Without addressing these issues, communities will remain vulnerable to climate change, and the risks of further impacts will continue to rise. Therefore, it is crucial to develop appropriate climate action plans urgently. Unfortunately, the absence of a climate baseline and the lack of context-specific historical knowledge embedded in community-based strategies have significantly hindered the planning and implementation of effective and need-based climate action in the region. This absence prevents the utilisation of local and traditional climate knowledge, which is crucial for addressing climate change. Many communities need help accessing this knowledge, resulting in generic climate solutions not tailored to their specific needs and locations, often proving ineffective. As the pilots have shown, the influence of climate on livelihood choices and outcomes varies across different geographies, with factors such as access restrictions, wildlife interactions, and existing socio-economic contexts playing significant roles. Therefore, solutions must be contextual.

Goals and objectives 

The project aims to integrate past knowledge with the present, for a holistic understanding of changing climate patterns, impacts, and resilience of people and nature in the Nilgiri Biosphere Reserve, through community-based climate historians. The specific objectives of the project are as follows:

  1. Utilise the perception of local communities and their histories of adaptation and resilience to inform current climate data, creating a comprehensive database of climate indicators derived from traditional ecological knowledge.
  2. Enhance climate change research and action in the region by representing and including the local lens for adaptation, mitigation, and resilience.
  3. Establish Climate Discovery Centres as landing spaces for integrating past and present climate data and discourse. These centres will provide valuable insights into climate change and its regional impacts.
  4. Develop climate change action plans for the Nilgiri Biosphere Reserve based on integrating the local community’s traditional ecological knowledge, perceptions, and practices with the current climate patterns and their impacts on people and nature.

About the organisation

Keystone Foundation is a not-for-profit trust registered in 1993 under the Indian Trust Act of 1882, based out of Kotagiri, but with field centres across Nilgiri Biosphere Reserve.
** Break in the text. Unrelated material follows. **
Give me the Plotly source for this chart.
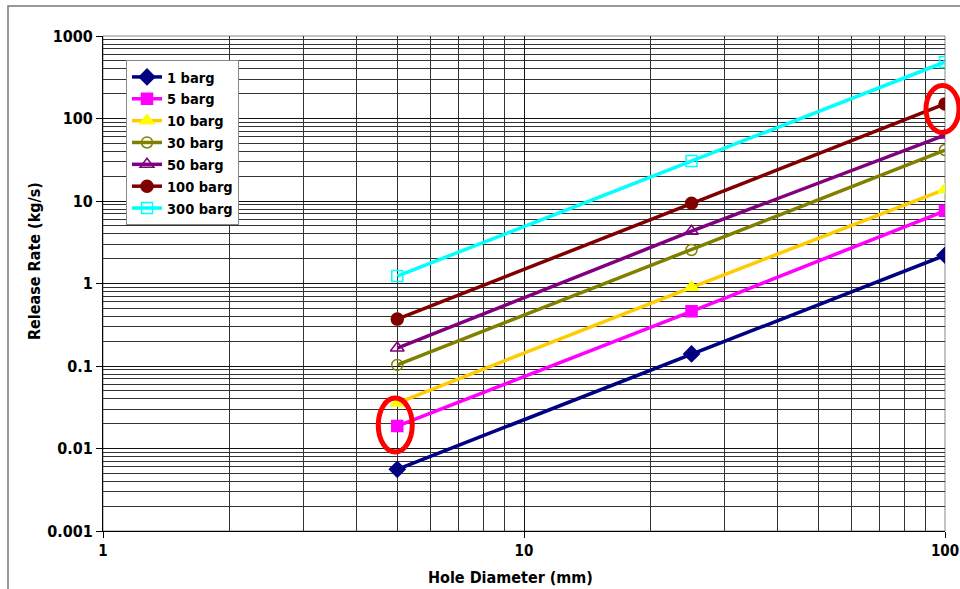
import math
import plotly.graph_objects as go

# ---------------- data ----------------
hole_diameter_mm = [5, 25, 100]
series_names = ["1 barg", "5 barg", "10 barg", "30 barg", "50 barg", "100 barg", "300 barg"]
rate_1 = [0.0056, 0.14, 2.2]
rate_5 = [0.0187, 0.46, 7.6]
rate_10 = [0.0356, 0.90, 13.8]
rate_30 = [0.103, 2.55, 41.5]
rate_50 = [0.165, 4.3, 63]
rate_100 = [0.37, 9.4, 150]
rate_300 = [1.23, 30.5, 484]
x_tick_vals = [1, 10, 100]
x_tick_text = ["1", "10", "100"]
y_tick_vals = [0.001, 0.01, 0.1, 1, 10, 100, 1000]
y_tick_text = ["0.001", "0.01", "0.1", "1", "10", "100", "1000"]
x_title = "Hole Diameter (mm)"
y_title = "Release Rate (kg/s)"
# highlighted points (series index, point index)
highlights = [(1, 0), (5, 2)]

all_rates = [rate_1, rate_5, rate_10, rate_30, rate_50, rate_100, rate_300]
styles = [
    dict(line="#000080", marker="#000080", symbol="diamond", size=12),
    dict(line="#FF00FF", marker="#FF00FF", symbol="square", size=11),
    dict(line="#FFCC00", marker="#FFFF00", symbol="triangle-up", size=12),
    dict(line="#808000", marker="#808000", symbol="circle-open", size=11),
    dict(line="#800080", marker="#800080", symbol="triangle-up-open", size=12),
    dict(line="#800000", marker="#800000", symbol="circle", size=12),
    dict(line="#00FFFF", marker="#00FFFF", symbol="square-open", size=11),
]

W, H = 960, 589
ML, MR, MT, MB = 103, 15, 36, 58
PW, PH = W - ML - MR, H - MT - MB
XR, YR = [0, 2], [-3, 3]
FAM = "DejaVu Sans Condensed, Liberation Sans Narrow, DejaVu Sans"

fig = go.Figure()
for name, ys, st in zip(series_names, all_rates, styles):
    fig.add_trace(go.Scatter(
        x=hole_diameter_mm, y=ys, name=name, mode="lines+markers",
        line=dict(color=st["line"], width=3.5),
        marker=dict(color=st["marker"], symbol=st["symbol"], size=st["size"],
                    line=dict(color=st["marker"], width=1.5)),
    ))

minor_x = [m * 10 ** d for d in range(0, 2) for m in range(2, 10)]
minor_y = [m * 10 ** d for d in range(-3, 3) for m in range(2, 10)]

x_tick_font = dict(family=FAM, size=15, color="black", weight="bold")
y_tick_font = dict(family=FAM, size=16, color="black", weight="bold")
title_font = dict(family=FAM, size=16, color="black", weight="bold")

fig.update_xaxes(
    type="log", range=XR, tickmode="array", tickvals=x_tick_vals, ticktext=x_tick_text,
    showgrid=True, gridcolor="#111", gridwidth=1,
    minor=dict(tickmode="array", tickvals=minor_x, showgrid=True, gridcolor="#333", gridwidth=1),
    ticks="outside", ticklen=6, tickcolor="black",
    showline=True, linecolor="black", linewidth=1,
    tickfont=x_tick_font, zeroline=False, automargin=False,
)
fig.update_yaxes(
    type="log", range=YR, tickmode="array", tickvals=y_tick_vals, ticktext=y_tick_text,
    showgrid=True, gridcolor="#111", gridwidth=1,
    minor=dict(tickmode="array", tickvals=minor_y, showgrid=True, gridcolor="#333", gridwidth=1),
    ticks="outside", ticklen=6, tickcolor="black",
    showline=True, linecolor="black", linewidth=1,
    tickfont=y_tick_font, zeroline=False, automargin=False,
)

shapes = [
    dict(type="rect", xref="paper", yref="paper", x0=0, x1=1, y0=0, y1=1,
         line=dict(color="#888", width=1), layer="below"),
    dict(type="rect", xref="paper", yref="paper",
         x0=(8 - ML) / PW, x1=1.2, y0=-0.3, y1=1 + (MT - 6) / PH,
         line=dict(color="#777", width=1.5)),
]


def to_paper(xv, yv, dx_px, dy_px):
    px = (math.log10(xv) - XR[0]) / (XR[1] - XR[0]) + dx_px / PW
    py = (math.log10(yv) - YR[0]) / (YR[1] - YR[0]) + dy_px / PH
    return px, py


# (dx, dy of centre in px, up positive; width, height in px)
ellipse_geom = [(-2, 1, 34, 54), (-2.5, -5, 33, 47)]
for (si, pi), (cdx, cdy, ew, eh) in zip(highlights, ellipse_geom):
    xv, yv = hole_diameter_mm[pi], all_rates[si][pi]
    x0, y0 = to_paper(xv, yv, cdx - ew / 2, cdy - eh / 2)
    x1, y1 = to_paper(xv, yv, cdx + ew / 2, cdy + eh / 2)
    shapes.append(dict(type="circle", xref="paper", yref="paper",
                       x0=x0, x1=x1, y0=y0, y1=y1,
                       line=dict(color="#FF0000", width=5)))

annotations = [
    dict(text=x_title, xref="paper", yref="paper", x=(510 - ML) / PW, y=-(577 - (H - MB)) / PH,
         xanchor="center", yanchor="middle", showarrow=False, font=title_font),
    dict(text=y_title, xref="paper", yref="paper", x=(34 - ML) / PW, y=((H - MB) - 261) / PH,
         textangle=-90, xanchor="center", yanchor="middle", showarrow=False, font=title_font),
]

fig.update_layout(
    width=W, height=H,
    margin=dict(l=ML, r=MR, t=MT, b=MB),
    paper_bgcolor="white", plot_bgcolor="white",
    showlegend=True,
    legend=dict(x=(126 - ML) / PW, y=((H - MB) - 60) / PH, xanchor="left", yanchor="top",
                bgcolor="white", bordercolor="#888", borderwidth=1,
                font=dict(family=FAM, size=14.5, color="black", weight="bold"),
                itemwidth=30, tracegroupgap=0),
    shapes=shapes,
    annotations=annotations,
)

fig.write_html("out.html", config={"displayModeBar": False},
               post_script="document.body.style.margin='0';")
They started working in the region, with the aim to achieve livelihood and food security, land and community rights, as well as community health and development for indigenous communities, while also ensuring conservation of biodiversity. In the later years, they shifted their focus to the socio-ecological growth of all life in the Nilgiri Biosphere Reserve. Their scope of work has now transcended boundaries to include tribal populations in other parts of the country, as well as collaborations with allied organizations that share their ethos and vision. Their work links issues of natural resources and rural development with a cross-cutting lens of climate change. In recent years some of the projects addressed the challenges of climate change on conservation, livelihoods, and enterprise development, through appropriate knowledge and action, technologies, socio-economic innovations, and institutions.